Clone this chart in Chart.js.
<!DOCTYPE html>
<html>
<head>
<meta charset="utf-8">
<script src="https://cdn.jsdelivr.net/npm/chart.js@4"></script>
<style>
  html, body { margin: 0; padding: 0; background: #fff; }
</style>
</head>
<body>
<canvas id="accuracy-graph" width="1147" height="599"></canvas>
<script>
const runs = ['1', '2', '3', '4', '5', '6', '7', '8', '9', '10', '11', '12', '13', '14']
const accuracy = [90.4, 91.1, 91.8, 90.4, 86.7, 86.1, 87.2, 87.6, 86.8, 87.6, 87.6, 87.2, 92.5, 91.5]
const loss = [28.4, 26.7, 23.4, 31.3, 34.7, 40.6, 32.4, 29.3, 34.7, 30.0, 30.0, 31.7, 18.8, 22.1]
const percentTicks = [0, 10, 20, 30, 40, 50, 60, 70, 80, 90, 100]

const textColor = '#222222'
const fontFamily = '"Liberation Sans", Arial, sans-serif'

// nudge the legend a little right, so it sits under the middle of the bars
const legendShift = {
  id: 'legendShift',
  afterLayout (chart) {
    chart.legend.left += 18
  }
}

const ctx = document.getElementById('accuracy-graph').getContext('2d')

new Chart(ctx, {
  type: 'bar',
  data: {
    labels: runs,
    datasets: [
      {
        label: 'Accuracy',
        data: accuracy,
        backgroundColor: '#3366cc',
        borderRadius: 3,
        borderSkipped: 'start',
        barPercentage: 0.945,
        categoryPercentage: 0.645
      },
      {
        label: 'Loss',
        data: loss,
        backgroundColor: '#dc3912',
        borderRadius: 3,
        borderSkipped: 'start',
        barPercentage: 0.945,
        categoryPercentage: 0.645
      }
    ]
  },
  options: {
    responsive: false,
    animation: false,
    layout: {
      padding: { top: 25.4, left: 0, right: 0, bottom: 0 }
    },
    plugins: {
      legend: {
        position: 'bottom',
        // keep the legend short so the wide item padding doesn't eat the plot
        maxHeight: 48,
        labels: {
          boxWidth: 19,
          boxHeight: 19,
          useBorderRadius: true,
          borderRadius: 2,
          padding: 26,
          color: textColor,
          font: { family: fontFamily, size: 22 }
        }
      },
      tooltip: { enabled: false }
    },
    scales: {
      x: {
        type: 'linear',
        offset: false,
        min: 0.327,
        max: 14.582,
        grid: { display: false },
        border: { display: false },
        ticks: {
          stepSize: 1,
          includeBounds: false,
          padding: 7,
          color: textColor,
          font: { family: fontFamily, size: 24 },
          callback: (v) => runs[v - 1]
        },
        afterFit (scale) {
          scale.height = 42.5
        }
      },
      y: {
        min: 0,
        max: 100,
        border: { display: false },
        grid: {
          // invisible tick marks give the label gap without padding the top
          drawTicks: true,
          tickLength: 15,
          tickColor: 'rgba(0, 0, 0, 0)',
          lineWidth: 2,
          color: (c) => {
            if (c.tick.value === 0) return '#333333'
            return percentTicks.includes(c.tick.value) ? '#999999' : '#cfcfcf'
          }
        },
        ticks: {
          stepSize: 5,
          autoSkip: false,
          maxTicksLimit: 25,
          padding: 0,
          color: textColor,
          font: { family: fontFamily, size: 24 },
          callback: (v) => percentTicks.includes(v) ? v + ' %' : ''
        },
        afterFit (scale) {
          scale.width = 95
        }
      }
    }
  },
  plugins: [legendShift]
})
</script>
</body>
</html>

--

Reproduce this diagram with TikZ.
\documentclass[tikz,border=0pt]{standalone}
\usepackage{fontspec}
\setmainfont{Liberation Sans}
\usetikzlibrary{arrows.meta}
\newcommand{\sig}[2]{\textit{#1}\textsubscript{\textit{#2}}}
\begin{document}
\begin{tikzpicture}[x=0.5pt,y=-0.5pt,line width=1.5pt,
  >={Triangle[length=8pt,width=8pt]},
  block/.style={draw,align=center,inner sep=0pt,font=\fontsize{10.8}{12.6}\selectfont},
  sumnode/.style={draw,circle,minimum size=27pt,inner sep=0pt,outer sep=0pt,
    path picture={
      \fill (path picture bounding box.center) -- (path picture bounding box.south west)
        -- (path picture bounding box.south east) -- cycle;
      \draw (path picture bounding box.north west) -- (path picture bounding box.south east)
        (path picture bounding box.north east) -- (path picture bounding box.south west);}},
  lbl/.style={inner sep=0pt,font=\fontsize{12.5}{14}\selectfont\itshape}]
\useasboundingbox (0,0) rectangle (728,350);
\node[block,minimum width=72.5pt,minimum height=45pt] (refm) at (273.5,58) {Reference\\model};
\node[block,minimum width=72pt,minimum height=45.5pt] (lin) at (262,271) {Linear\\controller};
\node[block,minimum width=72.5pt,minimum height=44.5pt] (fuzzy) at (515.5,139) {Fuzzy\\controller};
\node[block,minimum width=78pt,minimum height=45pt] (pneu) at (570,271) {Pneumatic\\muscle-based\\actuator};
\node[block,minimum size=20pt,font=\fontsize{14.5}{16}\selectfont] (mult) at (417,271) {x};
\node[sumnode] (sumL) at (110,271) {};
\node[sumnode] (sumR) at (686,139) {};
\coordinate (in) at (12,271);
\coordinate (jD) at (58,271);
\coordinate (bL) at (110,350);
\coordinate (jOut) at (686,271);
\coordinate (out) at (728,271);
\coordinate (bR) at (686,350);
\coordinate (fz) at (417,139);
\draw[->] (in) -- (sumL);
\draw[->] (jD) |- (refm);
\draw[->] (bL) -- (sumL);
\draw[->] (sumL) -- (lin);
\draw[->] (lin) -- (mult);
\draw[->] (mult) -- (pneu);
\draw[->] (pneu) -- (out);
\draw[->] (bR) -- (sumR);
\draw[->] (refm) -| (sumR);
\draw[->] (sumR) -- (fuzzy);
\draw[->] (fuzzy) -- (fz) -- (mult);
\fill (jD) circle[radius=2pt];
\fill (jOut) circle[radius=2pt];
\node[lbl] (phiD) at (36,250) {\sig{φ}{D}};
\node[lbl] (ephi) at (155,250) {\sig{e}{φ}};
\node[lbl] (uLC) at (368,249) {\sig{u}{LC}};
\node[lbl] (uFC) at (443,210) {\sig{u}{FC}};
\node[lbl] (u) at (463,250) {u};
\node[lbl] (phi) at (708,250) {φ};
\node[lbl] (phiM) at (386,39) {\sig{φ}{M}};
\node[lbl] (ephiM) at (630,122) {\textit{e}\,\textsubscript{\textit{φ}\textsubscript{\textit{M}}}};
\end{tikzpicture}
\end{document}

= Task brief =
Everything from the line containing "Clone this chart in Chart.js." down to the line containing "ctx = document.getElementById('accuracy-graph').getContext('2d')" should be retyped exactly, both lines included, and nothing more.

= Final answer =
Clone this chart in Chart.js.
<!DOCTYPE html>
<html>
<head>
<meta charset="utf-8">
<script src="https://cdn.jsdelivr.net/npm/chart.js@4"></script>
<style>
  html, body { margin: 0; padding: 0; background: #fff; }
</style>
</head>
<body>
<canvas id="accuracy-graph" width="1147" height="599"></canvas>
<script>
const runs = ['1', '2', '3', '4', '5', '6', '7', '8', '9', '10', '11', '12', '13', '14']
const accuracy = [90.4, 91.1, 91.8, 90.4, 86.7, 86.1, 87.2, 87.6, 86.8, 87.6, 87.6, 87.2, 92.5, 91.5]
const loss = [28.4, 26.7, 23.4, 31.3, 34.7, 40.6, 32.4, 29.3, 34.7, 30.0, 30.0, 31.7, 18.8, 22.1]
const percentTicks = [0, 10, 20, 30, 40, 50, 60, 70, 80, 90, 100]

const textColor = '#222222'
const fontFamily = '"Liberation Sans", Arial, sans-serif'

// nudge the legend a little right, so it sits under the middle of the bars
const legendShift = {
  id: 'legendShift',
  afterLayout (chart) {
    chart.legend.left += 18
  }
}

const ctx = document.getElementById('accuracy-graph').getContext('2d')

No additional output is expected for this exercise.